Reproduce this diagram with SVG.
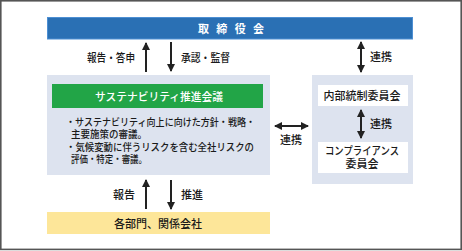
<svg xmlns="http://www.w3.org/2000/svg" width="462" height="251" viewBox="0 0 462 251">
<style>
text{font-family:"Noto Sans CJK JP","Noto Sans",sans-serif;font-size:11px;fill:#1a1a1a}
.w{fill:#fff}
.b{font-weight:bold}
.m{font-weight:500}
.c{text-anchor:middle}
.e{text-anchor:end}
.s{font-size:10px}
.ln{stroke:#222;stroke-width:2;fill:none}
.panel{fill:#dde3ef}
</style>
<defs>
<marker id="ah" viewBox="0 0 8 8" refX="7" refY="4" markerWidth="4" markerHeight="4" orient="auto-start-reverse" markerUnits="strokeWidth">
<path d="M0,0L8,4L0,8z" fill="#222"/>
</marker>
</defs>
<rect x="0.8" y="0.8" width="460.4" height="248.6" fill="#fff" stroke="#555" stroke-width="1.6"/>
<g id="board">
<rect x="47.5" y="17.5" width="365" height="21.5" fill="#2a70b4" stroke="#4d8fd3" stroke-width="1"/>
<text class="w b" x="198" y="32.5" font-size="12" textLength="66" lengthAdjust="spacing">取 締 役 会</text>
</g>
<g id="sustainability">
<rect class="panel" x="47" y="75" width="223" height="100"/>
<rect x="52" y="84" width="211" height="24" fill="#22a547"/>
<text class="w m" x="95" y="100.5" font-size="11.5" textLength="128" lengthAdjust="spacingAndGlyphs">サステナビリティ推進会議</text>
<text class="s m" x="66" y="125.5" textLength="189" lengthAdjust="spacingAndGlyphs">・サステナビリティ向上に向けた方針・戦略・</text>
<text class="s m" x="71" y="138" textLength="76" lengthAdjust="spacingAndGlyphs">主要施策の審議。</text>
<text class="s m" x="66" y="150.5" textLength="188" lengthAdjust="spacingAndGlyphs">・気候変動に伴うリスクを含む全社リスクの</text>
<text class="s m" x="71" y="163" textLength="76" lengthAdjust="spacingAndGlyphs">評価・特定・審議。</text>
</g>
<g id="departments">
<rect x="47" y="212" width="223" height="22" fill="#fde699"/>
<text class="m c" x="158" y="227.5">各部門、関係会社</text>
</g>
<g id="committees">
<rect class="panel" x="312" y="75" width="101" height="109"/>
</g>
<g id="internal-control">
<rect x="318" y="85" width="90" height="21" fill="#fff"/>
<text class="m c" x="362" y="99.5" font-size="10.5">内部統制委員会</text>
</g>
<g id="compliance">
<rect x="318" y="142" width="90" height="31" fill="#fff"/>
<text class="m" x="325" y="155" font-size="10.5" textLength="74" lengthAdjust="spacingAndGlyphs">コンプライアンス</text>
<text class="m c" x="362" y="168" font-size="10.5">委員会</text>
</g>
<g id="connectors">
<line class="ln" x1="146" y1="72" x2="146" y2="43" marker-end="url(#ah)"/>
<line class="ln" x1="171" y1="42" x2="171" y2="71" marker-end="url(#ah)"/>
<line class="ln" x1="146" y1="209" x2="146" y2="180" marker-end="url(#ah)"/>
<line class="ln" x1="171" y1="180" x2="171" y2="209" marker-end="url(#ah)"/>
<line class="ln" x1="361" y1="42" x2="361" y2="72" marker-start="url(#ah)" marker-end="url(#ah)"/>
<line class="ln" x1="361" y1="110" x2="361" y2="138" marker-start="url(#ah)" marker-end="url(#ah)"/>
<line class="ln" x1="275" y1="126" x2="308" y2="126" marker-start="url(#ah)" marker-end="url(#ah)"/>
<text class="m" x="87" y="62" textLength="48" lengthAdjust="spacingAndGlyphs">報告・答申</text>
<text class="m" x="181" y="62" textLength="49" lengthAdjust="spacingAndGlyphs">承認・監督</text>
<text class="m e" x="135" y="199">報告</text>
<text class="m" x="181" y="199">推進</text>
<text class="m" x="370" y="61">連携</text>
<text class="m" x="370" y="128">連携</text>
<text class="m c" x="291" y="144">連携</text>
</g>
</svg>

::::::::::

In the copy, include no pictures; restate the listing above exactly.

Reproduce this diagram with SVG.
<svg xmlns="http://www.w3.org/2000/svg" width="462" height="251" viewBox="0 0 462 251">
<style>
text{font-family:"Noto Sans CJK JP","Noto Sans",sans-serif;font-size:11px;fill:#1a1a1a}
.w{fill:#fff}
.b{font-weight:bold}
.m{font-weight:500}
.c{text-anchor:middle}
.e{text-anchor:end}
.s{font-size:10px}
.ln{stroke:#222;stroke-width:2;fill:none}
.panel{fill:#dde3ef}
</style>
<defs>
<marker id="ah" viewBox="0 0 8 8" refX="7" refY="4" markerWidth="4" markerHeight="4" orient="auto-start-reverse" markerUnits="strokeWidth">
<path d="M0,0L8,4L0,8z" fill="#222"/>
</marker>
</defs>
<rect x="0.8" y="0.8" width="460.4" height="248.6" fill="#fff" stroke="#555" stroke-width="1.6"/>
<g id="board">
<rect x="47.5" y="17.5" width="365" height="21.5" fill="#2a70b4" stroke="#4d8fd3" stroke-width="1"/>
<text class="w b" x="198" y="32.5" font-size="12" textLength="66" lengthAdjust="spacing">取 締 役 会</text>
</g>
<g id="sustainability">
<rect class="panel" x="47" y="75" width="223" height="100"/>
<rect x="52" y="84" width="211" height="24" fill="#22a547"/>
<text class="w m" x="95" y="100.5" font-size="11.5" textLength="128" lengthAdjust="spacingAndGlyphs">サステナビリティ推進会議</text>
<text class="s m" x="66" y="125.5" textLength="189" lengthAdjust="spacingAndGlyphs">・サステナビリティ向上に向けた方針・戦略・</text>
<text class="s m" x="71" y="138" textLength="76" lengthAdjust="spacingAndGlyphs">主要施策の審議。</text>
<text class="s m" x="66" y="150.5" textLength="188" lengthAdjust="spacingAndGlyphs">・気候変動に伴うリスクを含む全社リスクの</text>
<text class="s m" x="71" y="163" textLength="76" lengthAdjust="spacingAndGlyphs">評価・特定・審議。</text>
</g>
<g id="departments">
<rect x="47" y="212" width="223" height="22" fill="#fde699"/>
<text class="m c" x="158" y="227.5">各部門、関係会社</text>
</g>
<g id="committees">
<rect class="panel" x="312" y="75" width="101" height="109"/>
</g>
<g id="internal-control">
<rect x="318" y="85" width="90" height="21" fill="#fff"/>
<text class="m c" x="362" y="99.5" font-size="10.5">内部統制委員会</text>
</g>
<g id="compliance">
<rect x="318" y="142" width="90" height="31" fill="#fff"/>
<text class="m" x="325" y="155" font-size="10.5" textLength="74" lengthAdjust="spacingAndGlyphs">コンプライアンス</text>
<text class="m c" x="362" y="168" font-size="10.5">委員会</text>
</g>
<g id="connectors">
<line class="ln" x1="146" y1="72" x2="146" y2="43" marker-end="url(#ah)"/>
<line class="ln" x1="171" y1="42" x2="171" y2="71" marker-end="url(#ah)"/>
<line class="ln" x1="146" y1="209" x2="146" y2="180" marker-end="url(#ah)"/>
<line class="ln" x1="171" y1="180" x2="171" y2="209" marker-end="url(#ah)"/>
<line class="ln" x1="361" y1="42" x2="361" y2="72" marker-start="url(#ah)" marker-end="url(#ah)"/>
<line class="ln" x1="361" y1="110" x2="361" y2="138" marker-start="url(#ah)" marker-end="url(#ah)"/>
<line class="ln" x1="275" y1="126" x2="308" y2="126" marker-start="url(#ah)" marker-end="url(#ah)"/>
<text class="m" x="87" y="62" textLength="48" lengthAdjust="spacingAndGlyphs">報告・答申</text>
<text class="m" x="181" y="62" textLength="49" lengthAdjust="spacingAndGlyphs">承認・監督</text>
<text class="m e" x="135" y="199">報告</text>
<text class="m" x="181" y="199">推進</text>
<text class="m" x="370" y="61">連携</text>
<text class="m" x="370" y="128">連携</text>
<text class="m c" x="291" y="144">連携</text>
</g>
</svg>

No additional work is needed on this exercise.